◆ **The problem**: Omit all images. Transcribe the rest of the material below exactly.

***

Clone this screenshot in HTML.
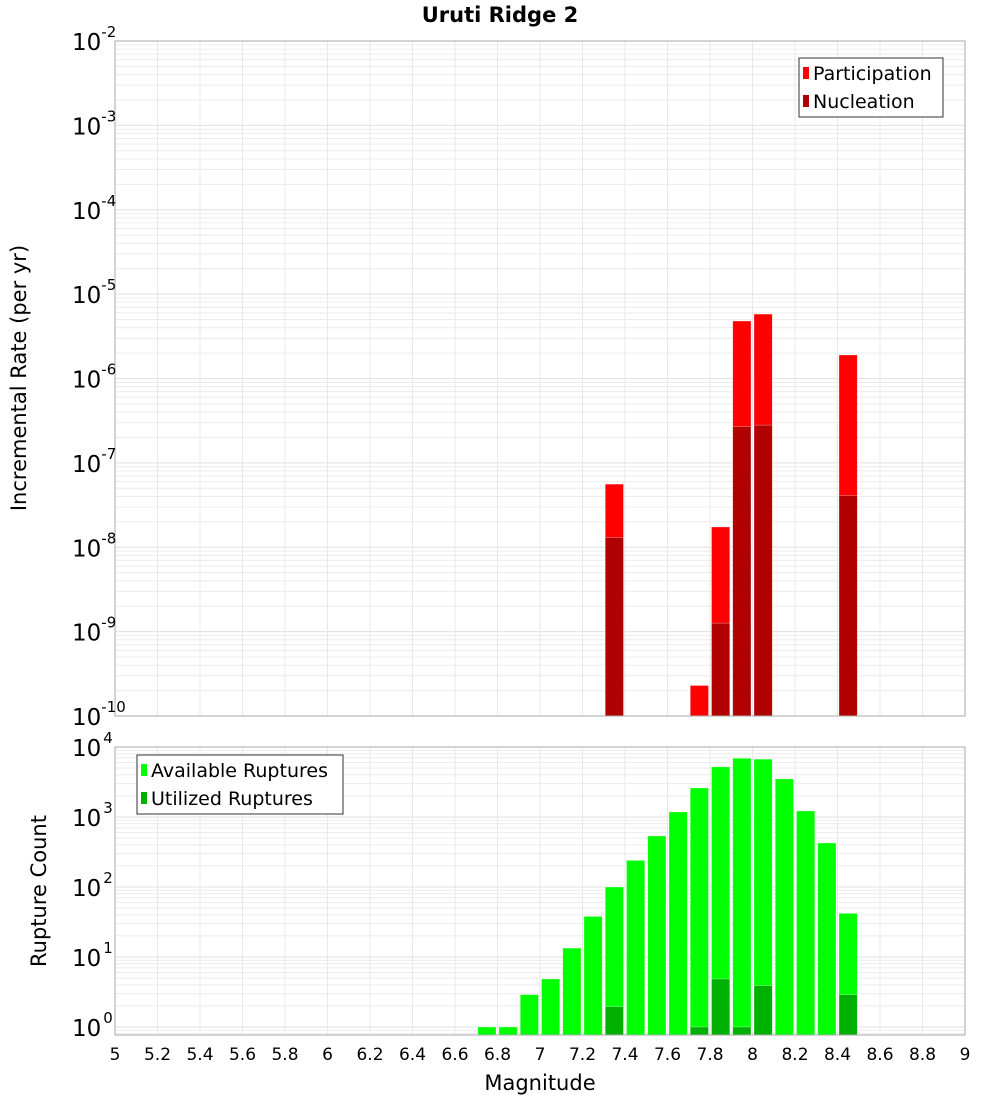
<!DOCTYPE html>
<html><head><meta charset="utf-8"><style>
body{margin:0;background:#fff;font-family:"DejaVu Sans","Liberation Sans",sans-serif}
svg text{font-family:"DejaVu Sans","Liberation Sans",sans-serif}
</style></head><body>
<svg id="c" width="1000" height="1100" xmlns="http://www.w3.org/2000/svg">
<text x="500" y="22" text-anchor="middle" font-size="21" font-weight="bold">Uruti Ridge 2</text>
<g id="topg"></g>
<g id="botg"></g>
<text transform="translate(26,378) rotate(-90)" text-anchor="middle" font-size="21">Incremental Rate (per yr)</text>
<text transform="translate(46,891) rotate(-90)" text-anchor="middle" font-size="21">Rupture Count</text>
<text x="540" y="1090" text-anchor="middle" font-size="21">Magnitude</text>
<g>
<rect x="799" y="58" width="144" height="59" fill="#fff" stroke="#333"/>
<rect x="803" y="67" width="6" height="12" fill="#ff0000"/>
<text x="813" y="80" font-size="19">Participation</text>
<rect x="803" y="95" width="6" height="12" fill="#b00000"/>
<text x="813" y="108" font-size="19">Nucleation</text>
</g>
<g>
<rect x="137" y="755" width="206" height="59" fill="#fff" stroke="#333"/>
<rect x="141" y="764" width="6" height="12" fill="#00ff00"/>
<text x="151" y="777" font-size="19">Available Ruptures</text>
<rect x="141" y="792" width="6" height="12" fill="#00b000"/>
<text x="151" y="805" font-size="19">Utilized Ruptures</text>
</g>
</svg>
<script>
const rateMags=[7.35,7.75,7.85,7.95,8.05,8.45];
const participation=[5.6e-8,2.3e-10,1.74e-8,4.8e-6,5.8e-6,1.9e-6];
const nucleation=[1.3e-8,0,1.26e-9,2.7e-7,2.8e-7,4.1e-8];
const countMags=[6.75,6.85,6.95,7.05,7.15,7.25,7.35,7.45,7.55,7.65,7.75,7.85,7.95,8.05,8.15,8.25,8.35,8.45];
const available=[1,1,2.9,4.85,13.4,38,100,240,535,1180,2600,5200,6900,6700,3500,1220,425,42];
const utilMags=[7.35,7.75,7.85,7.95,8.05,8.45];
const utilized=[1.95,1,4.85,1,3.9,2.9];
const xTicks=[5,5.2,5.4,5.6,5.8,6,6.2,6.4,6.6,6.8,7,7.2,7.4,7.6,7.8,8,8.2,8.4,8.6,8.8,9];
const topDecades=[-10,-9,-8,-7,-6,-5,-4,-3,-2];
const botDecades=[0,1,2,3,4];
const NS="http://www.w3.org/2000/svg";
const X0=115,X1=965;
const xs=m=>X0+(m-5)/4*(X1-X0);
const BW=(xs(5.1)-xs(5))-3;
const T0=41,T1=716,B0=747,B1=1035;
const ty=v=>T1-(Math.log10(v)+10)*(T1-T0)/8;
const by=v=>1027-Math.log10(v)*70;
function mk(p,tag,a){const e=document.createElementNS(NS,tag);for(const k in a)e.setAttribute(k,a[k]);p.appendChild(e);return e;}
function frame(g,y0,y1,yf,decs){
  mk(g,'rect',{x:X0,y:y0,width:X1-X0,height:y1-y0,fill:'#fff'});
  for(const d of decs){for(let k=1;k<10;k++){const v=k*Math.pow(10,d);const y=yf(v);if(y<y0||y>y1)continue;
    const l=mk(g,'line',{x1:X0,x2:X1,y1:y,y2:y,stroke:k==1?'#e0e0e0':'#ececec','stroke-width':1});
    
    }}
  for(const t of xTicks){const l=mk(g,'line',{x1:xs(t),x2:xs(t),y1:y0,y2:y1,stroke:'#e8e8e8'});
    
    }
}
function border(g,y0,y1){const r=mk(g,'rect',{x:X0,y:y0,width:X1-X0,height:y1-y0,fill:'none',stroke:'#aaa'});
  
  }
function bar(g,m,y,base,col,name){if(y>=base)return;const r=mk(g,'rect',{x:xs(m)-BW/2,y:y,width:BW,height:base-y,fill:col,stroke:'#fff','stroke-opacity':0.5,'stroke-width':0.6});
  
  }
const gTop=document.getElementById('topg'),gBot=document.getElementById('botg');
frame(gTop,T0,T1,ty,topDecades);
rateMags.forEach((m,i)=>bar(gTop,m,ty(participation[i]),T1,'#ff0000','participation-bar'));
rateMags.forEach((m,i)=>{if(nucleation[i]>0)bar(gTop,m,ty(nucleation[i]),T1,'#b00000','nucleation-bar');});
border(gTop,T0,T1);
topDecades.forEach(d=>{const y=ty(Math.pow(10,d));const t=mk(gTop,'text',{x:72,y:y+9,'font-size':23});
  
  
  t.textContent='10';const s=mk(t,'tspan',{dy:-13,'font-size':15});s.textContent=String(d);});
frame(gBot,B0,B1,by,[-1,0,1,2,3]);
countMags.forEach((m,i)=>bar(gBot,m,by(available[i]),B1,'#00ff00','available-bar'));
utilMags.forEach((m,i)=>bar(gBot,m,by(utilized[i]),B1,'#00b000','utilized-bar'));
border(gBot,B0,B1);
botDecades.forEach(d=>{const y=by(Math.pow(10,d));const t=mk(gBot,'text',{x:72,y:y+9,'font-size':23});
  
  
  t.textContent='10';const s=mk(t,'tspan',{dy:-13,dx:2,'font-size':15});s.textContent=String(d);});
xTicks.forEach(v=>{const t=mk(gBot,'text',{x:xs(v),y:1060,'text-anchor':'middle','font-size':17});
  
  
  t.textContent=String(v);});
</script>
</body></html>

***

◆ **Complete output**:
Clone this screenshot in HTML.
<!DOCTYPE html>
<html><head><meta charset="utf-8"><style>
body{margin:0;background:#fff;font-family:"DejaVu Sans","Liberation Sans",sans-serif}
svg text{font-family:"DejaVu Sans","Liberation Sans",sans-serif}
</style></head><body>
<svg id="c" width="1000" height="1100" xmlns="http://www.w3.org/2000/svg">
<text x="500" y="22" text-anchor="middle" font-size="21" font-weight="bold">Uruti Ridge 2</text>
<g id="topg"></g>
<g id="botg"></g>
<text transform="translate(26,378) rotate(-90)" text-anchor="middle" font-size="21">Incremental Rate (per yr)</text>
<text transform="translate(46,891) rotate(-90)" text-anchor="middle" font-size="21">Rupture Count</text>
<text x="540" y="1090" text-anchor="middle" font-size="21">Magnitude</text>
<g>
<rect x="799" y="58" width="144" height="59" fill="#fff" stroke="#333"/>
<rect x="803" y="67" width="6" height="12" fill="#ff0000"/>
<text x="813" y="80" font-size="19">Participation</text>
<rect x="803" y="95" width="6" height="12" fill="#b00000"/>
<text x="813" y="108" font-size="19">Nucleation</text>
</g>
<g>
<rect x="137" y="755" width="206" height="59" fill="#fff" stroke="#333"/>
<rect x="141" y="764" width="6" height="12" fill="#00ff00"/>
<text x="151" y="777" font-size="19">Available Ruptures</text>
<rect x="141" y="792" width="6" height="12" fill="#00b000"/>
<text x="151" y="805" font-size="19">Utilized Ruptures</text>
</g>
</svg>
<script>
const rateMags=[7.35,7.75,7.85,7.95,8.05,8.45];
const participation=[5.6e-8,2.3e-10,1.74e-8,4.8e-6,5.8e-6,1.9e-6];
const nucleation=[1.3e-8,0,1.26e-9,2.7e-7,2.8e-7,4.1e-8];
const countMags=[6.75,6.85,6.95,7.05,7.15,7.25,7.35,7.45,7.55,7.65,7.75,7.85,7.95,8.05,8.15,8.25,8.35,8.45];
const available=[1,1,2.9,4.85,13.4,38,100,240,535,1180,2600,5200,6900,6700,3500,1220,425,42];
const utilMags=[7.35,7.75,7.85,7.95,8.05,8.45];
const utilized=[1.95,1,4.85,1,3.9,2.9];
const xTicks=[5,5.2,5.4,5.6,5.8,6,6.2,6.4,6.6,6.8,7,7.2,7.4,7.6,7.8,8,8.2,8.4,8.6,8.8,9];
const topDecades=[-10,-9,-8,-7,-6,-5,-4,-3,-2];
const botDecades=[0,1,2,3,4];
const NS="http://www.w3.org/2000/svg";
const X0=115,X1=965;
const xs=m=>X0+(m-5)/4*(X1-X0);
const BW=(xs(5.1)-xs(5))-3;
const T0=41,T1=716,B0=747,B1=1035;
const ty=v=>T1-(Math.log10(v)+10)*(T1-T0)/8;
const by=v=>1027-Math.log10(v)*70;
function mk(p,tag,a){const e=document.createElementNS(NS,tag);for(const k in a)e.setAttribute(k,a[k]);p.appendChild(e);return e;}
function frame(g,y0,y1,yf,decs){
  mk(g,'rect',{x:X0,y:y0,width:X1-X0,height:y1-y0,fill:'#fff'});
  for(const d of decs){for(let k=1;k<10;k++){const v=k*Math.pow(10,d);const y=yf(v);if(y<y0||y>y1)continue;
    const l=mk(g,'line',{x1:X0,x2:X1,y1:y,y2:y,stroke:k==1?'#e0e0e0':'#ececec','stroke-width':1});
    
    }}
  for(const t of xTicks){const l=mk(g,'line',{x1:xs(t),x2:xs(t),y1:y0,y2:y1,stroke:'#e8e8e8'});
    
    }
}
function border(g,y0,y1){const r=mk(g,'rect',{x:X0,y:y0,width:X1-X0,height:y1-y0,fill:'none',stroke:'#aaa'});
  
  }
function bar(g,m,y,base,col,name){if(y>=base)return;const r=mk(g,'rect',{x:xs(m)-BW/2,y:y,width:BW,height:base-y,fill:col,stroke:'#fff','stroke-opacity':0.5,'stroke-width':0.6});
  
  }
const gTop=document.getElementById('topg'),gBot=document.getElementById('botg');
frame(gTop,T0,T1,ty,topDecades);
rateMags.forEach((m,i)=>bar(gTop,m,ty(participation[i]),T1,'#ff0000','participation-bar'));
rateMags.forEach((m,i)=>{if(nucleation[i]>0)bar(gTop,m,ty(nucleation[i]),T1,'#b00000','nucleation-bar');});
border(gTop,T0,T1);
topDecades.forEach(d=>{const y=ty(Math.pow(10,d));const t=mk(gTop,'text',{x:72,y:y+9,'font-size':23});
  
  
  t.textContent='10';const s=mk(t,'tspan',{dy:-13,'font-size':15});s.textContent=String(d);});
frame(gBot,B0,B1,by,[-1,0,1,2,3]);
countMags.forEach((m,i)=>bar(gBot,m,by(available[i]),B1,'#00ff00','available-bar'));
utilMags.forEach((m,i)=>bar(gBot,m,by(utilized[i]),B1,'#00b000','utilized-bar'));
border(gBot,B0,B1);
botDecades.forEach(d=>{const y=by(Math.pow(10,d));const t=mk(gBot,'text',{x:72,y:y+9,'font-size':23});
  
  
  t.textContent='10';const s=mk(t,'tspan',{dy:-13,dx:2,'font-size':15});s.textContent=String(d);});
xTicks.forEach(v=>{const t=mk(gBot,'text',{x:xs(v),y:1060,'text-anchor':'middle','font-size':17});
  
  
  t.textContent=String(v);});
</script>
</body></html>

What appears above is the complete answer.